Но зачем повторять, что Пушкин и Глинка вечны. Ведь только тот или другой футурист, в простительном мальчишеском задоре, сгорая соревнованием и завистью, может от времени до времени сделать неприличие на великих могилах… Но все же всякому времени свое. Время, которое только курит фимиамы перед могилами, а живых творцов не имеет, — время скудное. Ждем: каких великих творцов выдвинет нам сегодняшний день? В области музыки мы, пожалуй, никого не видим. Может быть, и потому, что наш новейший день заражен невероятным техническим штукарством. Но вот вчерашний день дал нам Глазунова, который еще живет среди нас. Техническим штукарством Глазунов никогда не занимался, но всю технику, мощно созревавшую от времени Глинки до времени Глазунова, он усвоил. Он — современнее, формально роднее, потому больше наш.

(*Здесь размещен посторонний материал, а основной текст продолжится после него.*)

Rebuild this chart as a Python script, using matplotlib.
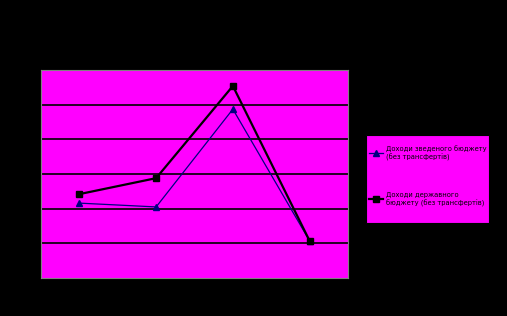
import matplotlib
matplotlib.use('Agg')
import matplotlib.pyplot as plt
from matplotlib.patches import Rectangle

# chart data (arbitrary units, grid step = 1)
categories = ['1', '2', '3', '4']
consolidated = [2.16, 2.05, 4.87, 1.07]   # blue triangles
state = [2.42, 2.88, 5.54, 1.07]          # black squares
labels = ['Доходи зведеного бюджету\n(без трансфертів)',
          'Доходи державного\nбюджету (без трансфертів)']

fig = plt.figure(figsize=(5.07, 3.16), dpi=100, facecolor='black')
ax = fig.add_axes([41/507, 38/316, 307/507, 208/316], facecolor='#ff00ff')

x = range(len(categories))
l1, = ax.plot(x, consolidated, color='#000080', lw=0.9, marker='^', ms=4,
              mfc='#000080', mec='#000080')
l2, = ax.plot(x, state, color='black', lw=1.6, marker='s', ms=4.5,
              mfc='black', mec='black')

ax.set_xlim(-0.5, 3.5)
ax.set_ylim(0, 6)
ax.set_yticks([1, 2, 3, 4, 5])
ax.yaxis.grid(True, color='black', lw=1.2)
ax.set_axisbelow(True)
ax.tick_params(length=0, labelleft=False, labelbottom=False)
for s in ax.spines.values():
    s.set_color('#808080')
    s.set_linewidth(0.8)

# legend box drawn separately so its size matches the original
fig.patches.append(Rectangle((366/507, 1 - 223/316), 123/507, 88/316,
                             transform=fig.transFigure, facecolor='#ff00ff',
                             edgecolor='black', lw=0.8, zorder=1))
leg = fig.legend([l1, l2], labels, loc='upper left',
                 bbox_to_anchor=(369/507, 1 - 145/316),
                 fontsize=4.9, frameon=False,
                 labelspacing=4.6, borderpad=0, handlelength=2.0,
                 handletextpad=0.5, borderaxespad=0)
leg.set_zorder(2)

fig.savefig('out.png', dpi=100, facecolor='black')
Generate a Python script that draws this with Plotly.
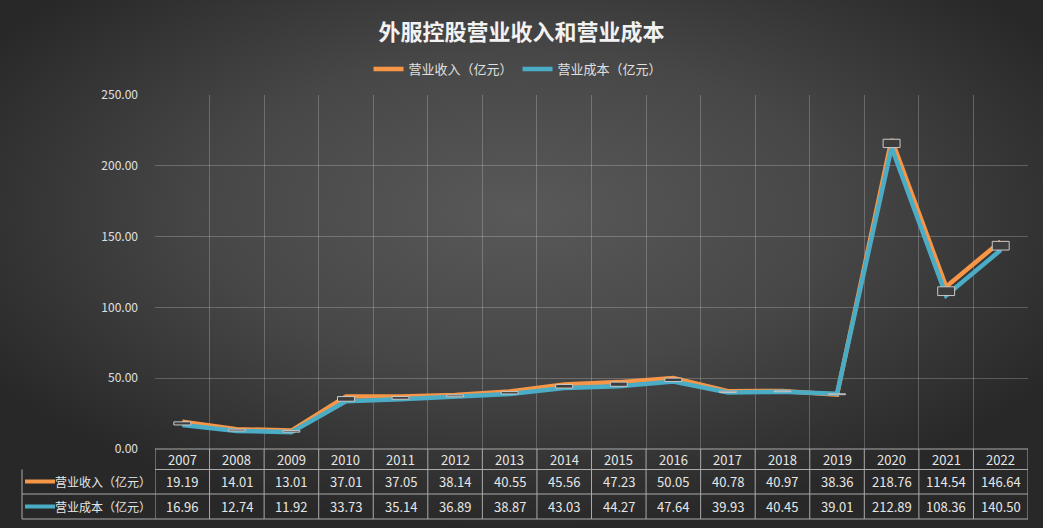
import base64
import plotly.graph_objects as go

years = ['2007', '2008', '2009', '2010', '2011', '2012', '2013', '2014',
         '2015', '2016', '2017', '2018', '2019', '2020', '2021', '2022']
revenue = [19.19, 14.01, 13.01, 37.01, 37.05, 38.14, 40.55, 45.56,
           47.23, 50.05, 40.78, 40.97, 38.36, 218.76, 114.54, 146.64]
cost = [16.96, 12.74, 11.92, 33.73, 35.14, 36.89, 38.87, 43.03,
        44.27, 47.64, 39.93, 40.45, 39.01, 212.89, 108.36, 140.50]
series_names = ['营业收入（亿元）', '营业成本（亿元）']
series_colors = ['#F79646', '#4BACC6']

FONT = 'Noto Sans CJK SC'
W_PX, H_PX = 1043, 528
L, R, T, B = 155, 1028, 95, 449
PW, PH = R - L, B - T


def px(x):
    return (x - L) / PW


def py(y):
    return (B - y) / PH


# radial gradient background
svg = ('<svg xmlns="http://www.w3.org/2000/svg" width="1043" height="528" '
       'preserveAspectRatio="none"><defs><radialGradient id="g" cx="50%" cy="40%" r="60%">'
       '<stop offset="0" stop-color="#595959"/><stop offset="0.5" stop-color="#474747"/>'
       '<stop offset="1" stop-color="#282828"/></radialGradient></defs>'
       '<rect width="1043" height="528" fill="url(#g)"/></svg>')
bg_src = 'data:image/svg+xml;base64,' + base64.b64encode(svg.encode()).decode()

fig = go.Figure()

for name, vals, col in zip(series_names, [revenue, cost], series_colors):
    fig.add_trace(go.Scatter(
        x=years, y=vals, name=name, mode='lines',
        line=dict(color=col, width=4.5),
    ))

# up / down bars
lows = [min(a, b) for a, b in zip(revenue, cost)]
diffs = [abs(a - b) for a, b in zip(revenue, cost)]
fig.add_trace(go.Bar(
    x=years, y=diffs, base=lows, yaxis='y2', width=0.31,
    marker=dict(color='#3d3d3d', line=dict(color='#c8c8c8', width=1)),
    showlegend=False, hoverinfo='skip',
))

shapes = []
line_col = '#aaaaaa'
# table horizontal lines
shapes.append(dict(type='line', xref='paper', yref='paper',
                   x0=px(L), x1=px(R), y0=py(469.5), y1=py(469.5),
                   line=dict(color=line_col, width=1)))
for yy in [494, 519]:
    shapes.append(dict(type='line', xref='paper', yref='paper',
                       x0=px(22), x1=px(R), y0=py(yy), y1=py(yy),
                       line=dict(color=line_col, width=1)))
shapes.append(dict(type='line', xref='paper', yref='paper',
                   x0=px(L), x1=px(R), y0=py(B), y1=py(B),
                   line=dict(color=line_col, width=1)))
# table vertical lines
for i in range(len(years) + 1):
    shapes.append(dict(type='line', xref='x', yref='paper',
                       x0=i - 0.5, x1=i - 0.5, y0=py(B), y1=py(519),
                       line=dict(color=line_col, width=1)))
shapes.append(dict(type='line', xref='paper', yref='paper',
                   x0=px(22), x1=px(22), y0=py(469.5), y1=py(519),
                   line=dict(color=line_col, width=1)))
# legend keys in table
for yy, col in zip([481.5, 506.5], series_colors):
    shapes.append(dict(type='line', xref='paper', yref='paper',
                       x0=px(25), x1=px(55), y0=py(yy), y1=py(yy),
                       line=dict(color=col, width=4)))

annotations = []
txt_font = dict(family=FONT, size=13, color='#e6e6e6')
for i, yr in enumerate(years):
    annotations.append(dict(x=i, y=py(459.5), xref='x', yref='paper', text=yr,
                            showarrow=False, font=txt_font, yanchor='middle'))
for yy, vals in zip([481.5, 506.5], [revenue, cost]):
    for i, v in enumerate(vals):
        annotations.append(dict(x=i, y=py(yy), xref='x', yref='paper',
                                text=f'{v:.2f}', showarrow=False,
                                font=txt_font, yanchor='middle'))
for yy, name in zip([481.5, 506.5], series_names):
    annotations.append(dict(x=px(53), y=py(yy), xref='paper', yref='paper',
                            text=name, showarrow=False, xanchor='left',
                            yanchor='middle',
                            font=dict(family=FONT, size=12, color='#e6e6e6')))

fig.update_layout(
    width=W_PX, height=H_PX,
    margin=dict(l=L, r=W_PX - R, t=T, b=H_PX - B, pad=0),
    paper_bgcolor='#3a3a3a', plot_bgcolor='rgba(0,0,0,0)',
    font=dict(family=FONT, color='#e6e6e6'),
    title=dict(text='<b>外服控股营业收入和营业成本</b>', x=0.5, xanchor='center',
               y=1 - 32 / H_PX, yanchor='middle',
               font=dict(family=FONT, size=22, color='#f2f2f2')),
    legend=dict(orientation='h', x=px(518), xanchor='center', y=py(69),
                yanchor='middle', font=dict(family=FONT, size=13, color='#e0e0e0'),
                bgcolor='rgba(0,0,0,0)', itemwidth=30),
    xaxis=dict(type='category', range=[-0.5, len(years) - 0.5],
               showticklabels=False, tickson='boundaries', ticks='',
               showgrid=True, gridcolor='rgba(255,255,255,0.22)', gridwidth=1,
               zeroline=False, showline=False),
    yaxis=dict(range=[0, 250], dtick=50, tickformat='.2f',
               showgrid=True, gridcolor='rgba(255,255,255,0.22)', gridwidth=1,
               zeroline=False, ticks='', ticklabelstandoff=16,
               tickfont=dict(family=FONT, size=12, color='#e0e0e0')),
    yaxis2=dict(range=[0, 250], overlaying='y', visible=False),
    shapes=shapes,
    annotations=annotations,
    images=[dict(source=bg_src, xref='paper', yref='paper',
                 x=px(0), y=py(0), sizex=W_PX / PW, sizey=H_PX / PH,
                 xanchor='left', yanchor='top', sizing='stretch', layer='below')],
    bargap=0.5,
)

fig.write_html("out.html", config={'displayModeBar': False},
               post_script="document.body.style.margin='0';")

Вот почему не для 40–летнего юбилея Александра Константиновича Глазунова, а совершенно объективно хочется сказать: теперь только небольшая фаланга людей, которые являются людьми культурными, способными оценивать сложную музыку и людьми в то же время новыми, чье сердце бьется вместе с сердцем пролетариата, оценивает музыку Глазунова как великий дар, как великое сокровище. Но придет время, когда все большими и большими массами поднимутся из бездонно богатых недр пролетариата, а за ним и крестьянства, толпы, для которых эта музыка сделается духовным хлебом. Кто будет способствовать этому, может быть уверен, что его помянут благодарным словом.

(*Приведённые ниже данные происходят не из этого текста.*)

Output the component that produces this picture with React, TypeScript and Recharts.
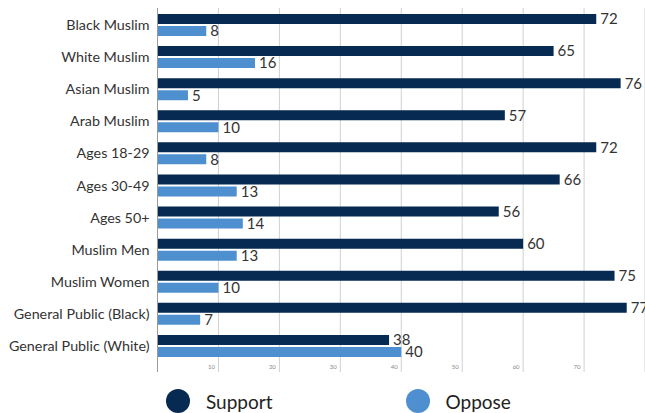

Вот это и хотелось мне сказать в день 40–летнего юбилея Глазунова.1

1 Я очень счастлив отметить, что немцы, которые являются сейчас, безусловно, наиболее чутким культурным народом, отметили заслуги Глазунова, через несколько месяцев после его юбилея дав ему звание члена Берлинской академии (26/IV — 1923) *5.

*1 Стр. 98 — Барбюс Анри (1873 — 1935) — французский писатель, коммунист; «Кларте» («Ясность») — название журнала, созданного в 1919 году одноименной международной группой прогрессивных западноевропейских писателей, основанной А. Барбюсом. 15 ноября 1922 года В. И. Ленин написал группе «Кларте» приветственное письмо.

*2 Стр. 99 — Речь идет о статье Ф. Капелюша «Музыка для рабочего класса» («Известия», 1922, № 230), являвшейся ответом на статью под тем же заглавием («Известия», 1922, № 214).

*3 Стр. 100 — См. по указателю имен другие высказывания Луначарского о П. И. Чайковском.

*4 Стр. 101 — Первая симфония (E–dur) семнадцатилетнего А. К. Глазунова впервые исполнена в Петербурге 17/29 марта 1882 года в концерте Бесплатной музыкальной школы под управлением М. А. Балакирева.

*5 Стр. 103 — (К подстрочному примечанию). — В 1923 году Глазунов вместе с Ф. Бузони, Ф. Шрекером и В. Браунфельсом избран почетным членом Берлинской Академии искусств.